The following day, the OSC issued a summons to Binance Holdings Ltd., requesting relevant documents and communications about Ontario or Canada as of January 1, 2021. The summons did not require testimony. Binance, however, sought to revoke the investigation order, claiming it violated their settlement agreement with the Commission and constituted an abuse of process.

Furthermore, Binance aimed to cancel the summons, asserting that it sought irrelevant and overly broad information. To Binance this amounted to an improper fishing expedition. Binance’s argument also touched on the “unreasonable search and seizure” issue, citing the protection provided by the Canadian Charter of Rights and Freedoms. Subsequently, on May 12, Binance decided to leave Canada due to the introduction of new regulations following the collapse of FTX Inc.

ASC Rejects Approval for Binance’s Stablecoin (BUSD) 

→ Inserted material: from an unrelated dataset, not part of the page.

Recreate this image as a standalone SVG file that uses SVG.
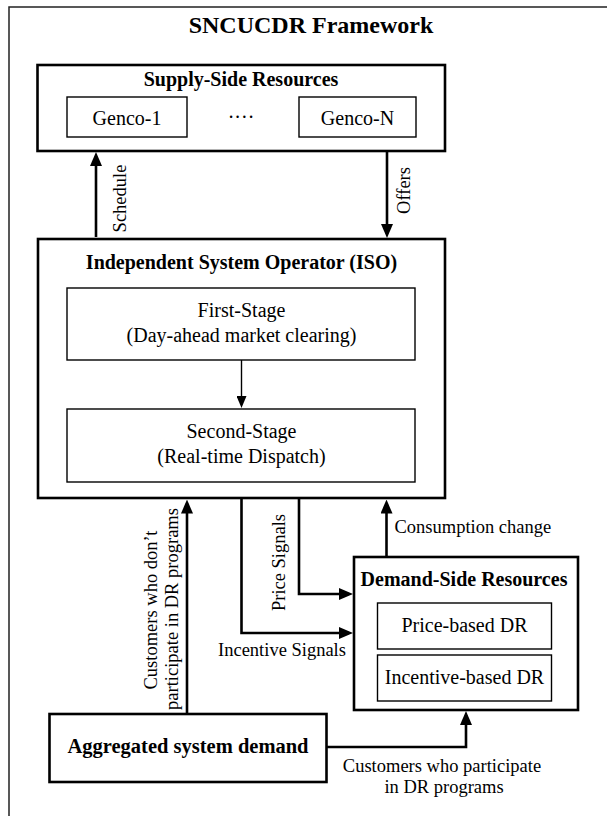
<svg xmlns="http://www.w3.org/2000/svg" width="607" height="816" viewBox="0 0 607 816">
<style>
text{font-family:"Liberation Serif","Times New Roman",serif;fill:#000}
.t{font-size:24px;font-weight:bold;text-anchor:middle}
.h{font-size:20px;font-weight:bold;text-anchor:middle}
.n{font-size:20px;text-anchor:middle}
.l{font-size:18.5px}
.c{text-anchor:middle}
.box{fill:#fff;stroke:#000;stroke-width:2.6}
.ibox{fill:#fff;stroke:#000;stroke-width:1.4}
.w{fill:none;stroke:#000;stroke-width:2.6}
.wt{fill:none;stroke:#000;stroke-width:1.4}
</style>
<defs>
<marker id="ah" markerUnits="userSpaceOnUse" markerWidth="14" markerHeight="12" refX="10" refY="6" orient="auto"><path d="M0,0 L14,6 L0,12 z" fill="#000"/></marker>
<marker id="at" markerUnits="userSpaceOnUse" markerWidth="12" markerHeight="10" refX="9" refY="5" orient="auto"><path d="M0,0 L12,5 L0,10 z" fill="#000"/></marker>
</defs>
<rect x="9" y="7" width="640" height="840" fill="#fff" stroke="#222" stroke-width="1.5"/>
<text class="t" x="311" y="33">SNCUCDR Framework</text>
<g id="supply">
<rect class="box" x="37.5" y="65" width="407.5" height="86"/>
<text class="h" x="241" y="86">Supply-Side Resources</text>
</g>
<g id="genco1">
<rect class="ibox" x="67" y="97" width="120" height="40"/>
<text class="n" x="127" y="125">Genco-1</text>
</g>
<text class="n" x="241" y="124">····</text>
<g id="gencoN">
<rect class="ibox" x="299" y="97" width="117" height="40"/>
<text class="n" x="357.5" y="125">Genco-N</text>
</g>
<g id="iso">
<rect class="box" x="38" y="239" width="407" height="259"/>
<text class="h" x="241.5" y="269">Independent System Operator (ISO)</text>
</g>
<g id="stage1">
<rect class="ibox" x="67" y="288" width="348" height="72"/>
<text class="n" x="241.5" y="317">First-Stage</text>
<text class="n" x="241.5" y="342">(Day-ahead market clearing)</text>
</g>
<g id="stage2">
<rect class="ibox" x="67" y="409" width="348" height="73"/>
<text class="n" x="241.5" y="438">Second-Stage</text>
<text class="n" x="241.5" y="463">(Real-time Dispatch)</text>
</g>
<g id="demand">
<rect class="box" x="354" y="557" width="224" height="153"/>
<text class="h" x="464" y="586">Demand-Side Resources</text>
</g>
<g id="pricedr">
<rect class="ibox" x="377.5" y="603" width="174" height="46"/>
<text class="n" x="464.5" y="632">Price-based DR</text>
</g>
<g id="incentivedr">
<rect class="ibox" x="377.5" y="655" width="174" height="46"/>
<text class="n" x="464.5" y="684">Incentive-based DR</text>
</g>
<g id="aggregated">
<rect class="box" x="49.5" y="714" width="277" height="68"/>
<text class="h" x="188" y="753" style="font-size:20.5px">Aggregated system demand</text>
</g>
<g id="connectors">
<path class="w" d="M96,237 V156" marker-end="url(#ah)"/>
<path class="w" d="M387,151 V234" marker-end="url(#ah)"/>
<path class="wt" d="M241.5,360 V405" marker-end="url(#at)"/>
<path class="w" d="M187,714 V503.5" marker-end="url(#ah)"/>
<path class="w" d="M299,498 V594 H349" marker-end="url(#ah)"/>
<path class="w" d="M241.5,498 V633 H349" marker-end="url(#ah)"/>
<path class="w" d="M386.5,557 V503.5" marker-end="url(#ah)"/>
<path class="w" d="M326.5,747 H466 V715" marker-end="url(#ah)"/>
<text class="l c" transform="translate(125.5,198.5) rotate(-90)">Schedule</text>
<text class="l c" transform="translate(410,190.5) rotate(-90)">Offers</text>
<text class="l c" transform="translate(157,610) rotate(-90)">Customers who don’t</text>
<text class="l c" transform="translate(178,609) rotate(-90)">participate in DR programs</text>
<text class="l c" transform="translate(285,562.5) rotate(-90)">Price Signals</text>
<text class="l c" x="282" y="656">Incentive Signals</text>
<text class="l" x="394.5" y="533">Consumption change</text>
<text class="l c" x="442" y="772">Customers who participate</text>
<text class="l c" x="444" y="793">in DR programs</text>
</g>
</svg>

Binance was in the process of registering with the Alberta Securities Commission (ASC), but they were instructed to comply with the new regulations. In April 2023, the ASC informed Binance that its stablecoin (BUSD) would not be approved as a value-referenced asset. The ASC also stated that both BUSD and BNB would be subject to investment limits in certain provinces.

Before the OSC issued the investigation order and summons on May 10 and 11, respectively, Binance had notified the ASC of its withdrawal plans. Binance requested to move the official withdrawal announcement from May 19 to May 12 to maintain confidentiality.